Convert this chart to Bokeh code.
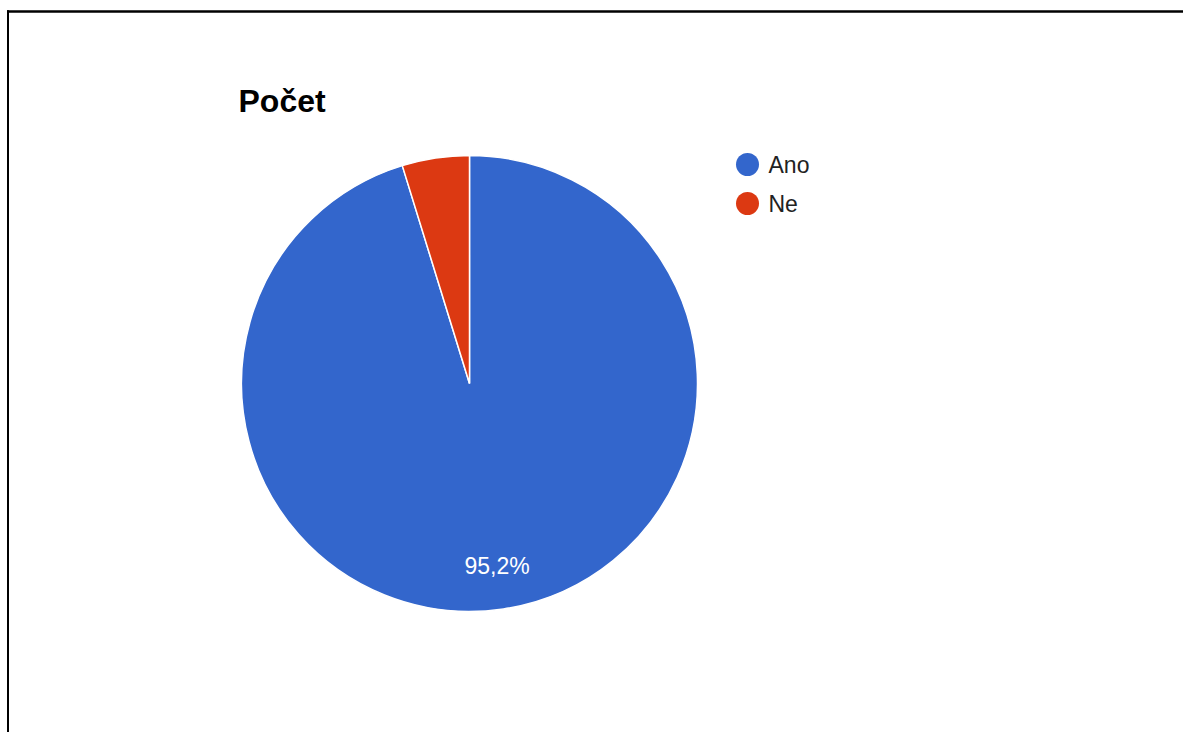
import math
from bokeh.plotting import figure
from bokeh.models import Range1d, ColumnDataSource
from bokeh.core.properties import value
from bokeh.embed import file_html
from bokeh.resources import INLINE

# ---- data ----
title_text = "Počet"
categories = ["Ano", "Ne"]
counts = [20, 1]
colors = ["#3366CC", "#DC3912"]

W, H = 1183, 732
p = figure(width=W, height=H, output_backend="svg", toolbar_location=None,
           x_range=Range1d(0, W), y_range=Range1d(0, H), min_border=0)
p.axis.visible = False
p.grid.visible = False
p.outline_line_color = None
p.background_fill_color = "white"
p.border_fill_color = "white"

# pie geometry (layout, in pixel-like data units)
cx, cy, R = 469, 349, 228
total = sum(counts)
fracs = [c / total for c in counts]
starts, ends = [], []
acc = 0.0
for f in fracs:
    starts.append(math.pi / 2 - 2 * math.pi * acc)
    acc += f
    ends.append(math.pi / 2 - 2 * math.pi * acc)

src = ColumnDataSource(dict(start=starts, end=ends, color=colors, cat=categories))
p.wedge(x=cx, y=cy, radius=R, start_angle="start", end_angle="end",
        direction="clock", fill_color="color", line_color="white",
        line_width=1.5, source=src)

# slice labels (only for large slices)
lx, ly, lt = [], [], []
acc = 0.0
for f in fracs:
    mid = acc + f / 2
    acc += f
    if f >= 0.05:
        th = 2 * math.pi * mid
        r = 0.81 * R
        lx.append(cx + r * math.sin(th))
        ly.append(cy + r * math.cos(th))
        lt.append(f"{f*100:.1f}%".replace(".", ","))
p.text(x=lx, y=ly, text=lt, text_color="white", text_align="center",
       text_baseline="middle", text_font=value("Liberation Sans"),
       text_font_size="23px")

# title
p.text(x=[238], y=[632], text=[title_text], text_color="black",
       text_font=value("Liberation Sans"), text_font_style="bold",
       text_font_size="32px", text_baseline="middle")

# legend
leg_x, leg_y0, leg_dy = 747, 568, 39
leg_ys = [leg_y0 - i * leg_dy for i in range(len(categories))]
p.scatter(x=[leg_x] * len(categories), y=leg_ys, size=23, marker="circle",
          fill_color=colors, line_color=None)
p.text(x=[leg_x + 21] * len(categories), y=leg_ys, text=categories,
       text_color="#222222", text_baseline="middle",
       text_font=value("Liberation Sans"), text_font_size="23px")

# frame lines (top and left), meeting at the corner
fx, fy = 7.5, 721
p.segment(x0=[fx, fx - 1], y0=[-5, fy], x1=[fx, W + 5], y1=[fy + 1.2, fy],
          line_color="black", line_width=[2, 2.5])

open("out.html", "w").write(file_html(p, INLINE))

__Stated task__. Emit the lines of the material exactly, from its first line to the line containing "from bokeh.resources import INLINE", inclusive; leave every picture out.

__Response below__.
Convert this chart to Bokeh code.
import math
from bokeh.plotting import figure
from bokeh.models import Range1d, ColumnDataSource
from bokeh.core.properties import value
from bokeh.embed import file_html
from bokeh.resources import INLINE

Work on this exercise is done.